Take the lines from the head of the listing through the one bearing "ax = fig.add_axes([18" and copy them exactly, leaving every picture out.

——

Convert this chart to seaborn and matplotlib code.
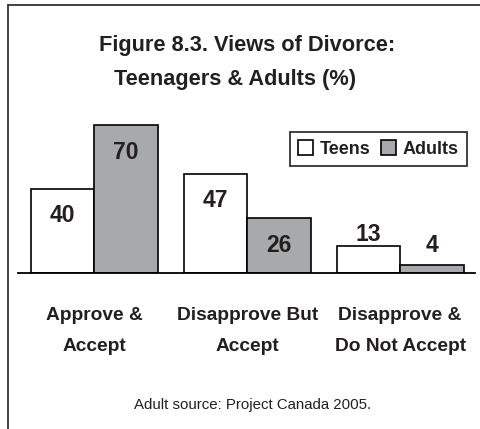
import matplotlib
matplotlib.use("Agg")
import matplotlib.pyplot as plt
from matplotlib import font_manager
from matplotlib.lines import Line2D
from matplotlib.patches import Patch
import seaborn as sns
import pandas as pd

# Survey results (%)
categories = ["Approve &\nAccept", "Disapprove But\nAccept", "Disapprove &\nDo Not Accept"]
groups = ["Teens", "Adults"]
teens = [40, 47, 13]
adults = [70, 26, 4]

title_line1 = "Figure 8.3. Views of Divorce:"
title_line2 = "Teenagers & Adults (%)"
source_note = "Adult source: Project Canada 2005."

df = pd.DataFrame({
    "category": categories * 2,
    "group": [groups[0]] * len(categories) + [groups[1]] * len(categories),
    "pct": teens + adults,
})

sns.set_theme(style="white")
names = {f.name for f in font_manager.fontManager.ttflist}
narrow = "Liberation Sans Narrow" if "Liberation Sans Narrow" in names else "Liberation Sans"
plt.rcParams["font.family"] = [narrow, "DejaVu Sans"]

TXT = "#231f20"
GRAY = "#a7a9ac"

fig = plt.figure(figsize=(4.8, 4.29), dpi=100)
ax = fig.add_axes([18 / 480, (429 - 273) / 429, (475 - 18) / 480, 169 / 429])

sns.barplot(data=df, x="category", y="pct", hue="group", order=categories,
            hue_order=groups, palette=["white", GRAY], edgecolor="black",
            linewidth=1.2, width=0.83, saturation=1, legend=False, ax=ax)

ax.set_xlim(-0.5, 2.49)
ax.set_ylim(0, 80)
for s in ["top", "right", "left"]:
    ax.spines[s].set_visible(False)
ax.spines["bottom"].set_color("black")
ax.spines["bottom"].set_linewidth(1.3)
ax.set_xlabel("")
ax.set_ylabel("")
ax.set_yticks([])
ax.tick_params(axis="x", length=0, pad=24.5)
ax.set_xticks(range(len(categories)))
ax.set_xticklabels(categories, fontsize=13.8, fontweight="bold", color=TXT,
                   linespacing=2.1)

# value labels: inside tall bars, above short ones
for container in ax.containers:
    for rect in container:
        h = rect.get_height()
        cx = rect.get_x() + rect.get_width() / 2
        if h >= 20:
            off = -27
        elif h >= 10:
            off = 11
        else:
            off = 19
        ax.annotate(f"{h:.0f}", (cx, h), xytext=(0, off), textcoords="offset pixels",
                    ha="center", va="center",
                    fontsize=16.5, fontweight="bold", color=TXT)

handles = [Patch(facecolor="white", edgecolor="black", linewidth=1.2),
           Patch(facecolor=GRAY, edgecolor="black", linewidth=1.2)]
leg = ax.legend(handles, groups, ncol=2, loc="upper left",
                bbox_to_anchor=((290 - 18) / 457, (273 - 132) / 169),
                frameon=True, fancybox=False, edgecolor="black",
                prop={"weight": "bold", "size": 13}, handlelength=0.8,
                handleheight=0.85, handletextpad=0.4, columnspacing=0.6,
                borderpad=0.45, borderaxespad=0)
leg.get_frame().set_linewidth(1.3)
for t in leg.get_texts():
    t.set_color(TXT)

fig.text(247 / 480, 1 - 45 / 429, title_line1, ha="center", va="center",
         fontsize=15.7, fontweight="bold", color=TXT)
fig.text(235 / 480, 1 - 80 / 429, title_line2, ha="center", va="center",
         fontsize=15.7, fontweight="bold", color=TXT)
fig.text(253 / 480, 1 - 405 / 429, source_note, ha="center", va="center",
         fontsize=10.8, color=TXT)

# page frame: left and top rules
fig.add_artist(Line2D([8 / 480, 8 / 480], [0, 1 - 5 / 429], transform=fig.transFigure,
                      color="#333333", linewidth=1.3))
fig.add_artist(Line2D([8 / 480, 1], [1 - 5 / 429, 1 - 5 / 429], transform=fig.transFigure,
                      color="#333333", linewidth=1.3))

fig.savefig("out.png", dpi=100)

——

__Output of the task__:
Convert this chart to seaborn and matplotlib code.
import matplotlib
matplotlib.use("Agg")
import matplotlib.pyplot as plt
from matplotlib import font_manager
from matplotlib.lines import Line2D
from matplotlib.patches import Patch
import seaborn as sns
import pandas as pd

# Survey results (%)
categories = ["Approve &\nAccept", "Disapprove But\nAccept", "Disapprove &\nDo Not Accept"]
groups = ["Teens", "Adults"]
teens = [40, 47, 13]
adults = [70, 26, 4]

title_line1 = "Figure 8.3. Views of Divorce:"
title_line2 = "Teenagers & Adults (%)"
source_note = "Adult source: Project Canada 2005."

df = pd.DataFrame({
    "category": categories * 2,
    "group": [groups[0]] * len(categories) + [groups[1]] * len(categories),
    "pct": teens + adults,
})

sns.set_theme(style="white")
names = {f.name for f in font_manager.fontManager.ttflist}
narrow = "Liberation Sans Narrow" if "Liberation Sans Narrow" in names else "Liberation Sans"
plt.rcParams["font.family"] = [narrow, "DejaVu Sans"]

TXT = "#231f20"
GRAY = "#a7a9ac"

fig = plt.figure(figsize=(4.8, 4.29), dpi=100)
ax = fig.add_axes([18 / 480, (429 - 273) / 429, (475 - 18) / 480, 169 / 429])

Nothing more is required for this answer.